I am very proud of my role in this, but I also have no illusions about it, I was not a deciding factor in this campaign, the drivers and their representatives did an astounding job for themselves. You can speak truth to power, and you can win. They have suffered greatly, they deserve every bit of credit and glory there is in this moment.

A lot of you supported the carriage drivers and horses and I thank you. You did make a difference, your letters to the mayor were read and considered, you made hundreds, if not thousands of visits to New York to ride the carriages, I heard from so many drivers about how those visits boosted their morale and gave them strength and support.
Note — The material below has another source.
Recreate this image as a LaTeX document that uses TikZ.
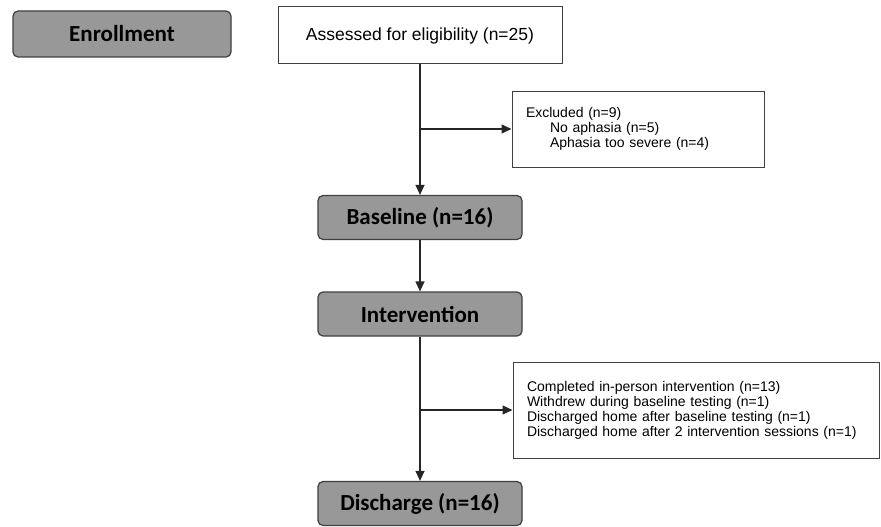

You mattered. You are mattering again for Joshua Rockwood. I think we are in the vanguard of a new movement, a new way of understanding animals and thinking about them, a new and more humane way of keeping them in the every day world. We don’t have to ban them to give them good and safe lives, we don’t have to banish animals from the world and from their work because some have been mistreated.

And most importantly, we don’t  have to use animals as a screen for battering and abusing people. That is the awful moral failing of the animal rights movement, a supposedly moral movement. It is not moral to harass innocent people, to bribe politicians to do them harm, to take away their jobs, to push animals our of our lives and into oblivion. We need a better way than that, a better understanding of animals.

The horses have sparked something larger than them, and i am proud to be writing about that.